Educating Educators — Bobbie Cavnar, who received an M.A. in English from our department in 2011, has just been named the nation’s best teacher for 2018 by National Education Association (NEA). Bobbie is an English teacher at South Point High School in Belmont, North Carolina. Bobbie received this award on February 9, 2018, in Washington, D.C. Here is the link to the NEA’s article about Bobbie’s award: http://neatoday.org/2018/02/12/2018-nea-foundation-gala/
During his graduate studies in our English Department, Bobbie focused on English Renaissance literature, but he also took courses in other areas. For example, he took my seminar on Children’s Literature Award Winners for which he wrote an excellent paper comparing Neil Gaiman’s The Graveyard Book to Rudyard Kipling’s The Jungle Book. All of us who had Bobbie in our classes remember his passion for literature–a passion that he now shares with the students in his high school English classes. I know that I speak for the entire English Department in congratulating Bobbie on winning this prestigious and well-deserved award.
Bobbie’s latest award underscores for me our English Department’s connections with area educators. For example, members of our department regularly lead seminars for area teachers through the Charlotte Teachers Institute (CTI). Over the years, Lil Brannon, Paula Connolly, Jeffrey Leak, Ron Lunsford, Alan Rauch, Ralf Thiede, and I have also led CTI seminars. Next semester both Sarah Minslow and Alan Rauch will be leading CTI seminars. Sarah’s seminar is titled “‘A Person’s a Person No Matter How Small’: Teaching Human Rights,” and Alan’s seminar is titled “Animals, Culture, and Society.”
By regularly leading CTI seminars and by welcoming area teachers in both our undergraduate and graduate courses, our English Department has a long and proud record of educating educators.

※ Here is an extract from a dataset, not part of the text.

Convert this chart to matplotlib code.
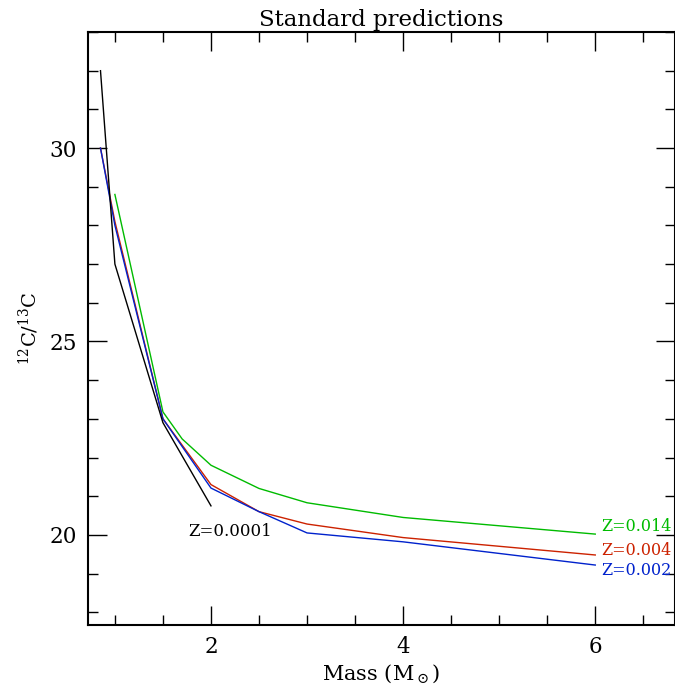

Third Annual Transcribation — The Early Modern Paleography Society (EMPS) will hold its Third Annual Transcribaton this Thursday, February 22, from 9:30 to 4:00 in the Atkins Library VisLab. Breakfast and pizza will be provided. At this year’s transcribathon, participants will be working on an anonymous cookbook, published around 1720, from the Folger Shakespeare Library. The book is not very long, and members of EMPS are hoping to finish transcribing it on Thursday. Also that day, the participants will finish making the ink that was started at last week’s EMPS meeting. The ink is from an early modern recipe.
Kudos — As you know, I like to use my Monday Missives to share news about recent accomplishments by members of the English Department. Here is the latest news:
Anita Moss recently published an article titled “In a Deep, Dark Wood: The Forest in Folk Literature” in the current issue of RISE: A Children’s Literacy Journal.
Upcoming Events and Deadlines — Here is information about an upcoming event:
February 19 — The Faculty/Staff performance of “Tales From Down There” will be on Monday, February 19 at 7pm in McKnight Hall. This performance will include appearances by the following people associated with the English Department: Janaka Lewis, Tiffany Morin, Angie Williams, Alison Walsh, and Shannon Bauerle. Advanced tickets can be purchased on-line at https://goo.gl/V6SYwq or with cash only at the door.
Quirky Quiz Question — The English Department supports the Charlotte Teachers Institute by offering seminars and participating in other CTI events. As a result, the English Department is in frequent contact with CTI’s Executive Director. What is this person’s name?
Last week’s answer: Antoni Gaudí
The upcoming panel presentation about the current situation in Catalonia reminds me of a trip my wife and took to this part of the world a few years ago. While we were there, we visited several buildings designed by Catalonia’s most famous architect. Does anybody know the name of this famous architect?